Some pedants are ostentatious in their pedantry, as if displaying their knowledge, and pointing out the errors of others, gives them great pleasure. Such pedants would be more likely to expound at length on subjects, taking every opportunity to demonstrate the breadth of their knowledge.

Some pedants are simply nit-pickers, people who are annoyed by what they see as egregious errors. They take no pleasure in correcting your mistakes, yet they cannot let such mistakes go uncorrected. Such pedants will correct your pronunciation in conversation, and the bolder (or less socially adept) pedant might even correct your use of grammar while you converse with another person.

The on-line community has spawned a whole new breed of pedants, allowing free platform for ostentatious pedants to hold forth, and ample opportunity for the nit-pickers to comb for trivial errors that seek correction.

Being called a pedant, or pedantic, is considered insulting. People who wish to make a correction often preface it with "not wishing to be pedantic, but ..." or "without being a pedant, ..." in order to indicate that the correction is made in good spirit and implies no criticism.

Pedantry can come about as the overzealous application of intellectual rigour, but equally can just be an annoying habit brought on by lack of social interaction.

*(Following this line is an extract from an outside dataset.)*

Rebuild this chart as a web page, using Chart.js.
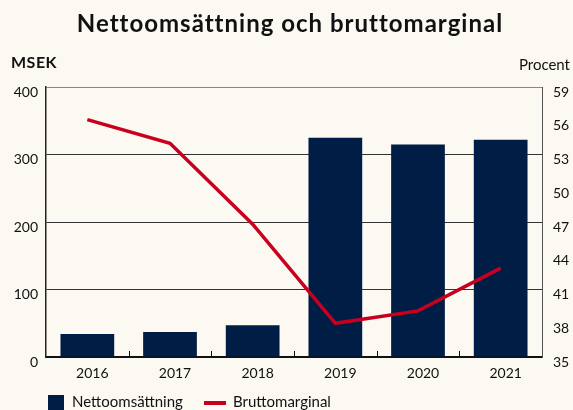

Pedantry can also be an indication of certain developmental disorders. In particular those suffering from Asperger Syndrome, or Higher Functioning Autism, often have behavior characterized by pedantic speech [1]. Those with Asperger tend to obsess over the minutiae of subjects, and are prone to giving long detailed expositions, and the related corrections, and may gravitate to careers in academia or science where such obsessive attention to detail is often rewarded.

Obsessive Compulsive Personality Disorder is also in part characterized by a form of pedantry that is overly concerned with the correct following of rules, procedures and practices.[2] Sometimes the rules that OCPD sufferers obsessively follow are of their own devising, or are corruptions or re-interpretations of the letter of actual rules.

Quotes

  • "A Man who has been brought up among Books, and is able to talk of nothing else, is what we call a Pedant. But, methinks, we should enlarge the Title, and give it to every one that does not know how to think out of his Profession and particular way of Life." - Addison, Spectator 1711. [3]
  • "Nothing is as peevish and pedantic as men's judgments of one another." - Desiderius Erasmus [4]
  • "Now that you ask, Lois, I find this meatloaf rather shallow and pedantic" - Peter Griffin, Family Guy. (After Thomas Macaulay.)